Ranucci: "Battemmo Lazio e Milan per Totti. Sacchi voleva allenare la Roma, Viola fu un innovatore"

Ranucci: "Battemmo Lazio e Milan per Totti. Sacchi voleva allenare la Roma, Viola fu un innovatore"Vocegiallorossa.it
© foto di Antonello Sammarco/Image Sport
Ieri alle 09:55Rassegna Stampa
di Redazione VGR

Raffaele Ranucci, con tanti ruoli nella Roma come membro del CdA, vice presidente e responsabile delle giovanili, ha rilasciato un'intervista a La Gazzetta dello Sport. Questo un estratto delle sue parole:

Lei era anche sull'aereo che tornava da Genova con la Roma campione d'Italia 1983.
«Ricordo una gioia mai vista; quando siamo atterrati la strada da Ciampino era tutta bloccata. Ho ancora davanti agli occhi l'immagine di Buno Conti che urla dal finestrino: "Vi amo!". Mi dispiace solo che non ci fosse il presidente Dino Viola, era impegnato a non perdere Falcao che l'Inter tanto voleva. In ogni caso fu una giornata meravigliosa, a differenza dell'altro "Io c'ero" che mi viene in mente».

Ovvero?
«La finale di Coppa dei Campioni 1984 tra Roma e Liverpool all'Olimpico. Ricordo un avvicinamento molto complicato, nell'aria c'era la convinzione di potercela fare. Quella emotivamente parlando fu una botta tremenda».

Lei gestiva il settore giovanile giallorosso quando la Roma prese Totti.
«Sì, lo scoprimmo noi. I miei collaboratori mi segnalarono questo ragazzino della Lodigiani. Io corsi a vederlo e la decisione fu fin troppo facile. Lo volevano anche la Lazio, su cui per questioni di tifo abbiamo avuto la meglio senza fatica, e il Milan. La spuntammo. Spiegammo alla famiglia che la Roma sarebbe stata casa sua, che sarebbe stato protetto. Tra l'altro già negli Anni 80 avevamo un tutor che seguiva i ragazzi a scuola, a questo Viola teneva moltissimo. Quanto costò? Lasciammo alla Lodigiani Cavezzi, un buon giocatore di C2».

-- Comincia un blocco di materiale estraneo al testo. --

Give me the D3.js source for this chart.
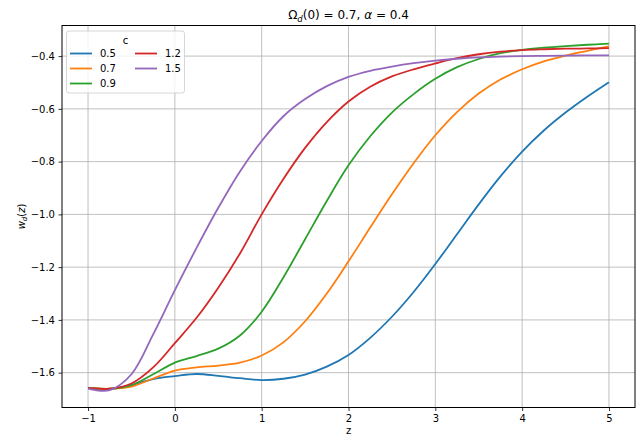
<!DOCTYPE html>
<html>
<head>
<meta charset="utf-8">
<script src="https://cdn.jsdelivr.net/npm/d3@7"></script>
<style>
  html, body { margin: 0; padding: 0; background: #fff; }
  svg { display: block; font-family: "DejaVu Sans", sans-serif; }
</style>
</head>
<body>
<svg id="chart" width="640" height="440"></svg>
<script>
// Redshift grid shared by every curve
const zValues = [-1, -0.75, -0.5, -0.25, 0, 0.25, 0.5, 0.75, 1, 1.25, 1.5, 1.75, 2,
                 2.25, 2.5, 2.75, 3, 3.25, 3.5, 3.75, 4, 4.25, 4.5, 4.75, 5];

// Equation-of-state w_d(z) for each value of c
const cLabels = ["0.5", "0.7", "0.9", "1.2", "1.5"];
const wC05 = [-1.658, -1.662, -1.647, -1.624, -1.613, -1.605, -1.612, -1.621, -1.628, -1.623,
              -1.607, -1.577, -1.533, -1.468, -1.388, -1.294, -1.188, -1.075, -0.962, -0.856,
              -0.762, -0.682, -0.614, -0.554, -0.499];
const wC07 = [-1.658, -1.661, -1.653, -1.622, -1.592, -1.580, -1.573, -1.562, -1.535, -1.485,
              -1.405, -1.300, -1.178, -1.050, -0.924, -0.806, -0.700, -0.612, -0.542, -0.489,
              -0.450, -0.420, -0.398, -0.380, -0.363];
const wC09 = [-1.658, -1.661, -1.647, -1.606, -1.562, -1.537, -1.509, -1.459, -1.369, -1.239,
              -1.094, -0.949, -0.814, -0.704, -0.614, -0.544, -0.486, -0.442, -0.411, -0.389,
              -0.376, -0.368, -0.362, -0.357, -0.353];
const wC12 = [-1.658, -1.661, -1.641, -1.580, -1.488, -1.392, -1.278, -1.148, -1.000, -0.866,
              -0.748, -0.650, -0.572, -0.516, -0.477, -0.450, -0.428, -0.408, -0.393, -0.383,
              -0.377, -0.374, -0.372, -0.371, -0.370];
const wC15 = [-1.660, -1.666, -1.606, -1.455, -1.287, -1.127, -0.975, -0.837, -0.722, -0.628,
              -0.563, -0.514, -0.479, -0.456, -0.440, -0.427, -0.417, -0.410, -0.405, -0.402,
              -0.400, -0.399, -0.398, -0.397, -0.397];
const seriesValues = [wC05, wC07, wC09, wC12, wC15];
const colors = ["#1f77b4", "#ff7f0e", "#2ca02c", "#d62728", "#9467bd"];

const xTicks = [-1, 0, 1, 2, 3, 4, 5];
const yTicks = [-1.6, -1.4, -1.2, -1.0, -0.8, -0.6, -0.4];

const margin = { left: 62, right: 5, top: 25.5, bottom: 32.5 };
const W = 640, H = 440;
const svg = d3.select("#chart");

const x = d3.scaleLinear().domain([-1.3, 5.3]).range([margin.left, W - margin.right]);
const y = d3.scaleLinear().domain([-1.732, -0.284]).range([H - margin.bottom, margin.top]);

const fmt = v => (v < 0 ? "\u2212" : "") + Math.abs(v).toFixed(1);
const fmtX = v => (v < 0 ? "\u2212" : "") + Math.abs(v);

// grid
const grid = svg.append("g");
grid.selectAll("line.gx").data(xTicks).join("line")
  .attr("x1", d => x(d)).attr("x2", d => x(d))
  .attr("y1", margin.top).attr("y2", H - margin.bottom)
  .attr("stroke", "#b0b0b0").attr("stroke-width", 0.8);
grid.selectAll("line.gy").data(yTicks).join("line")
  .attr("y1", d => y(d)).attr("y2", d => y(d))
  .attr("x1", margin.left).attr("x2", W - margin.right)
  .attr("stroke", "#b0b0b0").attr("stroke-width", 0.8);

// curves
const line = d3.line()
  .x((d, i) => x(zValues[i]))
  .y(d => y(d))
  .curve(d3.curveCatmullRom.alpha(0.5));

svg.append("g").selectAll("path").data(seriesValues).join("path")
  .attr("d", d => line(d))
  .attr("fill", "none")
  .attr("stroke", (d, i) => colors[i])
  .attr("stroke-width", 1.8)
  .attr("stroke-linejoin", "round")
  .attr("stroke-linecap", "butt");

// axes
const xAxis = d3.axisBottom(x).tickValues(xTicks).tickFormat(fmtX).tickSize(3.5).tickPadding(3.5);
const yAxis = d3.axisLeft(y).tickValues(yTicks).tickFormat(fmt).tickSize(3.5).tickPadding(3.5);

const gx = svg.append("g").attr("transform", `translate(0,${H - margin.bottom})`).call(xAxis);
const gy = svg.append("g").attr("transform", `translate(${margin.left},0)`).call(yAxis);
[gx, gy].forEach(g => {
  g.select(".domain").remove();
  g.selectAll("line").attr("stroke", "#000").attr("stroke-width", 0.8);
  g.selectAll("text").attr("fill", "#000").attr("font-size", 10)
    .attr("font-family", "DejaVu Sans, sans-serif");
});

// frame
svg.append("rect")
  .attr("x", margin.left).attr("y", margin.top)
  .attr("width", W - margin.right - margin.left)
  .attr("height", H - margin.bottom - margin.top)
  .attr("fill", "none").attr("stroke", "#000").attr("stroke-width", 1);

// title
const title = svg.append("text")
  .attr("x", (margin.left + W - margin.right) / 2).attr("y", 19)
  .attr("text-anchor", "middle").attr("font-size", 12).attr("fill", "#000");
title.append("tspan").text("\u03A9");
title.append("tspan").attr("font-style", "italic").attr("font-size", 8.5).attr("dy", 2.5).text("d");
title.append("tspan").attr("dy", -2.5).text("(0) = 0.7, ");
title.append("tspan").attr("font-style", "italic").text("\u03B1");
title.append("tspan").text(" = 0.4");

// axis labels
svg.append("text")
  .attr("x", (margin.left + W - margin.right) / 2).attr("y", 434)
  .attr("text-anchor", "middle").attr("font-size", 10).attr("fill", "#000")
  .text("z");

const yl = svg.append("text")
  .attr("transform", `translate(25,${(margin.top + H - margin.bottom) / 2}) rotate(-90)`)
  .attr("text-anchor", "middle").attr("font-size", 10).attr("fill", "#000");
yl.append("tspan").attr("font-style", "italic").text("w");
yl.append("tspan").attr("font-style", "italic").attr("font-size", 7).attr("dy", 2).text("d");
yl.append("tspan").attr("dy", -2).text("(");
yl.append("tspan").attr("font-style", "italic").text("z");
yl.append("tspan").text(")");

// legend
const lg = svg.append("g");
lg.append("rect")
  .attr("x", 66.5).attr("y", 31).attr("width", 118).attr("height", 62).attr("rx", 2.5)
  .attr("fill", "#fff").attr("fill-opacity", 0.8)
  .attr("stroke", "#cccccc").attr("stroke-width", 0.8);
lg.append("text").attr("x", 125.5).attr("y", 43.5).attr("text-anchor", "middle")
  .attr("font-size", 10).attr("fill", "#000").text("c");

const cols = [0, 0, 0, 1, 1], rows = [0, 1, 2, 0, 1];
const items = lg.selectAll("g.item").data(cLabels).join("g")
  .attr("transform", (d, i) => `translate(${70 + cols[i] * 65},${53.5 + rows[i] * 15})`);
items.append("line")
  .attr("x1", 0).attr("x2", 22).attr("y1", 0).attr("y2", 0)
  .attr("stroke", (d, i) => colors[i]).attr("stroke-width", 1.8);
items.append("text")
  .attr("x", 30).attr("y", 3.6).attr("font-size", 10).attr("fill", "#000")
  .text(d => d);
</script>
</body>
</html>
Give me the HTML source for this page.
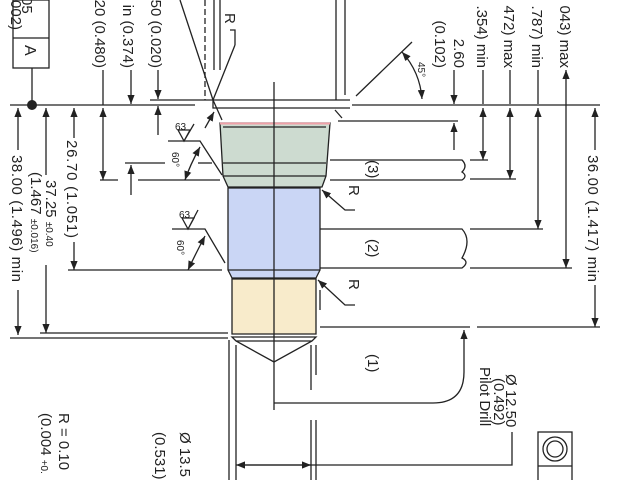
<!DOCTYPE html>
<html><head><meta charset="utf-8"><style>
html,body{margin:0;padding:0;background:#fff;width:640px;height:480px;overflow:hidden}
text{font-family:"Liberation Sans",sans-serif;fill:#222}
</style></head><body>
<svg width="640" height="480" viewBox="0 0 640 480" xmlns="http://www.w3.org/2000/svg">
<defs>
<marker id="a" viewBox="0 0 10 10" refX="10" refY="5" markerWidth="9" markerHeight="9" orient="auto-start-reverse" markerUnits="userSpaceOnUse"><path d="M0,1 L10,5 L0,9 Z" fill="#222"/></marker>
</defs>
<g stroke="#222" stroke-width="1.3" fill="none">
<path d="M220,123 L330,123 L326,176 L322,187 L228,187 L223,176 Z" fill="#cddbd0"/>
<line x1="220" y1="123.5" x2="330" y2="123.5" stroke="#f0a0a8" stroke-width="2"/>
<line x1="223" y1="127" x2="326" y2="127"/>
<line x1="223" y1="163" x2="326" y2="163"/>
<line x1="223" y1="176" x2="326" y2="176"/>
<path d="M228,188 L320,188 L320,270 L316,278 L232,278 L228,270 Z" fill="#cad6f5"/>
<line x1="228" y1="270" x2="320" y2="270"/>
<path d="M232,279 L316,279 L316,334 L232,334 Z" fill="#f8ebcb"/>
<path d="M232,337 L316,337 L312,341 L274,362 L236,341 Z"/>
<line x1="236" y1="341" x2="312" y2="341"/>
<line x1="274" y1="82" x2="274" y2="410"/>
<line x1="229" y1="340" x2="229" y2="480"/><line x1="236" y1="345" x2="236" y2="480"/>
<line x1="311" y1="345" x2="311" y2="390"/><line x1="311" y1="420" x2="311" y2="480"/>
<line x1="316" y1="345" x2="316" y2="375"/><line x1="316" y1="420" x2="316" y2="480"/>
<line x1="320" y1="290" x2="320" y2="310"/>
<line x1="205" y1="0" x2="205" y2="100" stroke-dasharray="6,3"/>
<line x1="214" y1="0" x2="214" y2="70"/><line x1="220" y1="0" x2="220" y2="70"/>
<line x1="336" y1="0" x2="336" y2="100"/><line x1="345" y1="0" x2="345" y2="95"/>
<path d="M180,0 L213,100"/>
<path d="M235,45 L213,100 L222,120"/>
<path d="M235,45 L235,30 L230,30"/>
<line x1="150" y1="100" x2="350" y2="100"/>
<path d="M213,100 L213,108 L350,108"/>
<line x1="335" y1="110" x2="342" y2="118"/>
<line x1="10" y1="105" x2="195" y2="105"/>
<line x1="352" y1="105" x2="600" y2="105"/>
<line x1="356" y1="96" x2="412" y2="42"/>
<path d="M402,52 Q420,72 422,99" marker-start="url(#a)" marker-end="url(#a)"/>
<rect x="13" y="0" width="36" height="68"/><line x1="13" y1="38" x2="49" y2="38"/>
<line x1="32" y1="68" x2="32" y2="105"/>
<line x1="125" y1="163" x2="165" y2="163"/><line x1="198" y1="163" x2="212" y2="163"/>
<line x1="100" y1="180" x2="118" y2="180"/><line x1="138" y1="180" x2="220" y2="180"/>
<line x1="68" y1="270" x2="222" y2="270"/>
<line x1="40" y1="333" x2="228" y2="333"/>
<line x1="10" y1="338" x2="228" y2="338"/>
<path d="M168,141 L200,141 L222,175"/><path d="M178,130 L184,141 L190,130 Z M184,141 L194,124"/>
<path d="M172,229 L205,229 L225,263"/><path d="M182,218 L188,229 L194,218 Z M188,229 L198,210"/>
<path d="M214,112 L205,128" marker-start="url(#a)"/>
<path d="M200,147 Q190,165 185,180" marker-start="url(#a)" marker-end="url(#a)"/>
<path d="M205,236 Q195,255 188,270" marker-start="url(#a)" marker-end="url(#a)"/>
<line x1="18" y1="108" x2="18" y2="150" marker-start="url(#a)"/><line x1="18" y1="290" x2="18" y2="335" marker-end="url(#a)"/>
<line x1="46" y1="108" x2="46" y2="175" marker-start="url(#a)"/><line x1="46" y1="265" x2="46" y2="333" marker-end="url(#a)"/>
<line x1="74" y1="108" x2="74" y2="138" marker-start="url(#a)"/>
<line x1="74" y1="242" x2="74" y2="270" marker-end="url(#a)"/>
<line x1="103" y1="70" x2="103" y2="105"/>
<line x1="103" y1="108" x2="103" y2="180" marker-start="url(#a)" marker-end="url(#a)"/>
<line x1="131" y1="70" x2="131" y2="104" marker-end="url(#a)"/>
<line x1="131" y1="195" x2="131" y2="165" marker-end="url(#a)"/>
<line x1="158" y1="70" x2="158" y2="99" marker-end="url(#a)"/>
<line x1="158" y1="135" x2="158" y2="106" marker-end="url(#a)"/>
<path d="M330,160 L462,160 Q468,166 462,172 Q468,176 462,180 L330,180"/>
<line x1="470" y1="160" x2="488" y2="160"/><line x1="470" y1="179" x2="516" y2="179"/>
<path d="M320,229 L462,229 Q472,240 462,258 Q470,262 462,268 L320,268"/>
<line x1="470" y1="229" x2="543" y2="229"/><line x1="470" y1="268" x2="572" y2="268"/>
<line x1="320" y1="327" x2="470" y2="327"/><line x1="477" y1="327" x2="600" y2="327"/>
<line x1="338" y1="121" x2="458" y2="121"/>
<line x1="454" y1="150" x2="454" y2="123" marker-end="url(#a)"/>
<line x1="454" y1="70" x2="454" y2="104" marker-end="url(#a)"/>
<line x1="483" y1="70" x2="483" y2="104"/>
<line x1="483" y1="108" x2="483" y2="160" marker-start="url(#a)" marker-end="url(#a)"/>
<line x1="510" y1="70" x2="510" y2="104"/>
<line x1="510" y1="108" x2="510" y2="179" marker-start="url(#a)" marker-end="url(#a)"/>
<line x1="538" y1="70" x2="538" y2="104"/>
<line x1="538" y1="108" x2="538" y2="229" marker-start="url(#a)" marker-end="url(#a)"/>
<line x1="566" y1="70" x2="566" y2="268" marker-start="url(#a)" marker-end="url(#a)"/>
<line x1="595" y1="108" x2="595" y2="150" marker-start="url(#a)"/><line x1="595" y1="285" x2="595" y2="327" marker-end="url(#a)"/>
<path d="M355,210 L345,210 L322,190" marker-end="url(#a)"/>
<path d="M355,305 L345,305 L318,280" marker-end="url(#a)"/>
<path d="M274,403 L433,403 Q464,403 464,372 L464,330" marker-end="url(#a)"/>
<path d="M240,465 L512,465 L512,432"/>
<line x1="236" y1="465" x2="311" y2="465" marker-start="url(#a)" marker-end="url(#a)"/>
<rect x="538" y="432" width="34" height="60"/><line x1="538" y1="466" x2="572" y2="466"/>
<circle cx="555" cy="449" r="12"/><circle cx="555" cy="449" r="8"/>
</g>
<circle cx="32" cy="105" r="5" fill="#222"/>
<g font-size="15">
<text transform="translate(22,0) rotate(90)" x="-3">05</text>
<text transform="translate(11,0) rotate(90)">002)</text>
<text transform="translate(25,45) rotate(90)" font-size="16">A</text>
<text transform="translate(95,68) rotate(90)" text-anchor="end">20 (0.480)</text>
<text transform="translate(123,68) rotate(90)" text-anchor="end">in (0.374)</text>
<text transform="translate(151,68) rotate(90)" text-anchor="end">50 (0.020)</text>
<text transform="translate(67,140) rotate(90)" textLength="98" lengthAdjust="spacing">26.70 (1.051)</text>
<text transform="translate(46,180) rotate(90)">37.25 <tspan font-size="10">±0.40</tspan></text>
<text transform="translate(31,172) rotate(90)">(1.467 <tspan font-size="10">±0.016)</tspan></text>
<text transform="translate(12,155) rotate(90)" textLength="127" lengthAdjust="spacing">38.00 (1.496) min</text>
<text transform="translate(59,413) rotate(90)">R = 0.10</text>
<text transform="translate(41,413) rotate(90)">(0.004 <tspan font-size="10">+0.</tspan></text>
<text transform="translate(180,432) rotate(90)">Ø 13.5</text>
<text transform="translate(155,432) rotate(90)">(0.531)</text>
<text transform="translate(454,68) rotate(90)" text-anchor="end">2.60</text>
<text transform="translate(435,68) rotate(90)" text-anchor="end">(0.102)</text>
<text transform="translate(477,68) rotate(90)" text-anchor="end">.354) min</text>
<text transform="translate(504,68) rotate(90)" text-anchor="end">472) max</text>
<text transform="translate(532,68) rotate(90)" text-anchor="end">.787) min</text>
<text transform="translate(560,68) rotate(90)" text-anchor="end">043) max</text>
<text transform="translate(588,155) rotate(90)" textLength="127" lengthAdjust="spacing">36.00 (1.417) min</text>
<text transform="translate(368,160) rotate(90)">(3)</text>
<text transform="translate(368,239) rotate(90)">(2)</text>
<text transform="translate(368,354) rotate(90)">(1)</text>
<text transform="translate(349,185) rotate(90)">R</text>
<text transform="translate(349,279) rotate(90)">R</text>
<text transform="translate(225,13) rotate(90)">R</text>
<text transform="translate(506,374) rotate(90)">Ø 12.50</text>
<text transform="translate(494,378) rotate(90)">(0.492)</text>
<text transform="translate(480,367) rotate(90)">Pilot Drill</text>
</g>
<g font-size="10">
<text x="175" y="130">63</text><text x="179" y="218">63</text>
<text transform="translate(172,152) rotate(90)">60°</text>
<text transform="translate(177,240) rotate(90)">60°</text>
<text transform="translate(418,62) rotate(90)">45°</text>
</g>
</svg>
</body></html>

Qualche altro racconto per favore...
«Quando Sacchi ci venne a trovare a Trigoria, di fronte alla tavola imbandita disse: "Capisco perché qui non si vince, noi siamo molto più frugali...". Tra l'altro rischiò davvero di venire ad allenare la Roma, poi andò al Milan. A Viola piaceva, amava il suo gioco. Il presidente è stato un grande innovatore nella sue scelte: da Liedholm a Eriksson, il primo a portare negli spogliatoi la lavagnetta per spiegare i movimenti. E non diamo per scontato l'ingaggio di Falcao, non lo conosceva nessuno».